Vaccari (Rondine): “Qua da noi si condivide tutto l’umano, l’umano integrale. Il conflitto è il nostro pane quotidiano”

“Il conflitto non è negativo. La guerra è una sciagura”. Parola di Franco Vaccari, fondatore di Rondine cittadella della pace, in provincia di Arezzo. L’ha sostenuto ieri sera in videocollegamento con il seminario diocesano per il secondo dei quattro incontri promossi dalla Caritas diocesana e dalla commissione diocesana Gaudium et spes.

“Un luogo che fa bene al cuore”, il titolo dato alla serata, come in effetti è Rondine, fondata nel 1997 dopo che vent’anni prima il borgo quasi abbandonato era stato affidato dal vescovo di Arezzo a un gruppo di giovanotti, come racconta Vaccari. “All’inizio vennero con noi disabili, immigrati, anziani, detenuti in semilibertà – prosegue il fondatore -. La svolta avvenne con l’invito in Russia da parte di Raissa Gorbaciov. Poi, nel 1995, ci venne chiesta una mediazione di pace durante la guerra in Cecenia”.

Le trattative durarono sei mesi, ma finalmente si giunse a un cessate il fuoco di 72 ore. Dopo solo 48 ore gli scontri ripresero. È in quel momento che a Vaccari venne chiesto di ospitare giovani ceceni. “Risposi – ricorda – di ospitare anche dei giovani russi. Accettarono la proposta e da noi vennero in cinque”.

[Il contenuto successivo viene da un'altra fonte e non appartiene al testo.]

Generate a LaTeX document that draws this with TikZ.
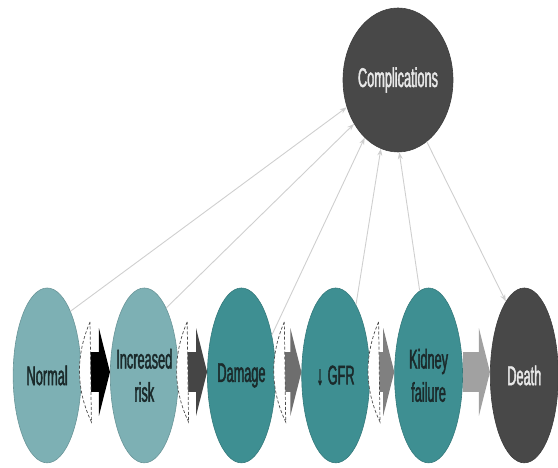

Da allora il flusso di giovani provenienti da Paesi in conflitto non è più venuto meno. A Rondine arrivano persone dai 22 ai 28 anni, per un programma che dura due anni. È come frequentare un master post universitario, con in più la convivenza con chi sta dall’altra parte della barricata. “È capitato che alcuni – fa presente Vaccari – durante i due anni abbiano mollato. Si può capire: questa scelta è impegnativa ed esigente. Quando si torna a casa chi è stato qui viene visto come un traditore perché ha stretto legami con i nemici. Di certo si torna con una mentalità diversa”.

Due anni a Rondine e il mondo appare sotto un’altra luce. I vecchi amici diventano i nuovi nemici. La realtà è come capovolta. “Ognuno – prosegue Vaccari – quando torna nella sua società, cerca di cambiare la realtà attorno a lui”. In 27 anni di attività, da Rondine sono passati 300 giovani. Giovani che hanno condiviso tutto tra loro, anche “le lavatrici, cioè – nota il fondatore – anche le cose più sporche e intime, quelle che finiscono nelle lavatrici e che qualcuno non accetta. Si condivide tutto l’umano. Questa è una proposta di vita che mette insieme l’integrale umano”. E i giovani, “condividendo il dolore, cercano di trasformarlo. Tocca alla singola persona spezzare la catena d’odio e costruire speranza”.

A Rondine da nove anni possono frequentare il quarto anno delle superiori 30 ragazzi italiani. “Un’esperienza meravigliosa”, la definisce Vaccari, con studenti anche da Cesena. Una volta a casa, sono chiamati ad avviare un processo di cambiamento. Da tre anni, inoltre, 30 scuole in Italia hanno adottato il cosiddetto metodo Rondine, “per la trasformazione creativa dei conflitti. Se ci conosciamo, possono generare pace nella vita quotidiana, nelle nostre relazioni. La parola giusta è conflitto, la dimensione permanente della vita”.

I conflitti, secondo Vaccari, “sono da riconoscere e accogliere per poi saper trovare le energie giuste per superarli. Il conflitto è il pane quotidiano, un metodo di costruzione per tutti”.

Rispondendo ad alcune sollecitazioni, Vaccari ricorda il vescovo cesenate Giorgio Biguzzi, emerito di Makeni, deceduto quest’anno, “un maestro, un amico e un padre. Lui si innamorò, se così si può dire, di Rondine, e noi di lui. Una persona gigantesca, di un’umiltà stupenda. Nel nome di padre Giorgio, in Sierra Leone si apriva ogni porta”. Nella cittadella della pace monsignor Biguzzi inviò dieci giovani. Grazie a Rondine ho vinto la guerra del cuore, disse uno di loro che aveva compreso la necessità di andare oltre le guerre in atto.

I conflitti, invece? “Guai a evitarli – è l’ultima perla di Vaccari -. Le differenze ci inquietano, i problemi si risolvono, i conflitti si trasformano. La vita è tutto un incontro di differenze, ma l’energia vitale nasce dai conflitti. Parole e ascolti mettono in moto un pensiero. Sostare e ascoltare nei conflitti, per costruire un noi”. Un noi di pace da portare in ogni continente.